Critical Introduction

The purpose of this miscellany is to explore the fact that despite the advent of globalization, instant access to knowledge, and the transportation revolution, distance between “us and them” still holds its own as a powerful force that provides grounds for provocative and dangerous rhetoric. Though these developments have progressed at enormous rates since the Industrial Revolution, these aspects were very much a part of medieval society as well and the texts we have chosen from that time period indicate how their presence impacts representation of religious “others”. What we have found, and tried to illustrate, is that there are striking similarities between the interaction of and thoughts about religious “others” in the medieval time period and today, despite the vast differences between the texts’ contemporary periods of production. As the “Congregating to Talk Conflict” piece points out, even with the shortening of physical distance both then and now, there still exists the realms of ideological and psychological distance that need to be overcome. Sometimes the shortening of physical distance can even increase the ideological and psychological distance between religious “others”. The texts show that there is a link between scholarly debate and approaching some kind of humanitarian solution to the negative complications that a religiously diverse world creates. Only through the proper utilization of the advancements in technology and communication in this global age can there be a resolution to the stigma that has surrounded the religious “other” since the dawn of mankind.

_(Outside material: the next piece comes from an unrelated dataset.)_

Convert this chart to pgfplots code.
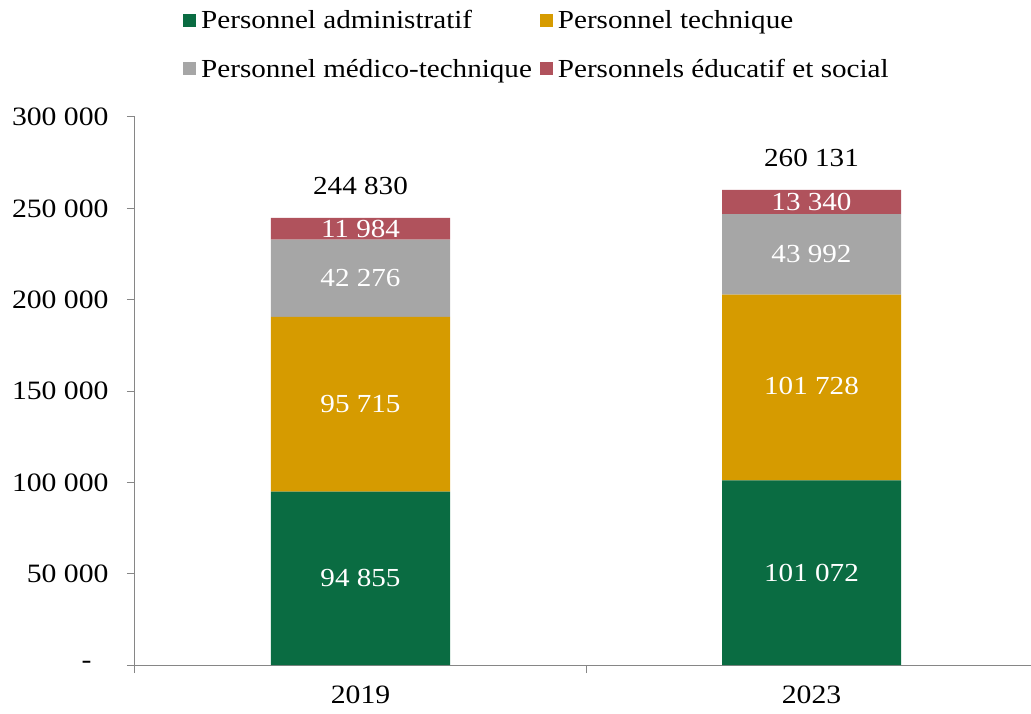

The miscellany was created in the form of a blog. This was appropriate to the content of our project for several reasons. Our miscellany focuses on the role that globalization, increased communication, and technology play in representing and thinking about religious “others”. For this reason, we wanted our miscellany to be constructed in a format that would utilize all of these elements. The blog format allowed us, the scribes, to organize and edit our selected texts, and add scribal glossing in the form of commentaries, all in an accessible and flexible medium which exemplifies the IT advancements of globalization. Publishing the miscellany as a blog allows us to gain feedback and commentary from not only our classmates, but also from the entire world (granted our blog is not lost among the influx of new blogs, mirroring the problematic disappearances of so many medieval manuscripts over time). Our understanding of the importance of debate in determining representations of religious “others” led us to have our work exist in one of the most advanced and readily available forms of debate there is. Using the blog format allowed us to present our selected texts and videos as online content available for everyone to access. This availability of primary sources, just a click away, makes the miscellany a lot less academic, and more accessible to a general audience, which we hope will generate more dialogue and interaction. The relationship of the texts, ultimately, is one of responses and rebuttals and their interaction with one another is just as significant as their content, which is what our miscellany is meant to accomplish.

The order of the texts and videos is crucial to the argument we are presenting. We began the miscellany with the “Congregating to Talk of Conflict” because it introduces the three concepts of distance that we tried to focus on. It also introduced the concept of scholarly debate and demonstrates how academia can bring religious “others” together. Continuing with the theme of debate we introduce the Muslim and the Monk piece as well as the interview between Dawkins and Khattab. Not only are all three of these pieces religious debates, but they involve people of different cultures traveling far distances in order to have personal interaction.

We move from debate to instances of aggression which are represented in Urban II’s speech, Cortes’ letter, and the Arabs, Franks, Tours account. While the debates could have been confrontational in some instances, the pieces about aggression against the religious “other” take this confrontation a step further and demonstrate what happens when physical space and distance are shortened not for the purposes of dialogue, but conquest and other gains under a veil of a domineering ideology. Khattab’s response serves as a transition to the next section of the miscellany by demonstrating that the perception of aggression is not always presented fairly, or in a more basic sense, that there are multiple points of view, as well as bias, to any event or idea.

The next section deals with the representation of religious “others” from the point of view of those on whom the aggression is being committed. All three deal with globalization and communication as well as how religious difference can be exploited or upheld. The Ramadan piece serves as a transition from the point of view of those subjected to domineering ideology back to the idea of scholarship and wisdom being used in order to create positive and progressive interaction and representation of religious “others”. If Ramadan has been stopped from doing so, the Rabbi represented a brief moment of hope in terms of the scholarship, globalization, and the religious “other”, and the Awakening the World speech represents a possible solution to the problems involved with the representation of the religious “other” in this era of globalization. The speech is what we would like to believe will ultimately be accomplished through the shortening of distance between religious “others” and increased interaction between them. The end of our miscellany reverts back to our opening piece, which served as an example of how it is possible for there to be an “awakening” of the world by religious wisdom.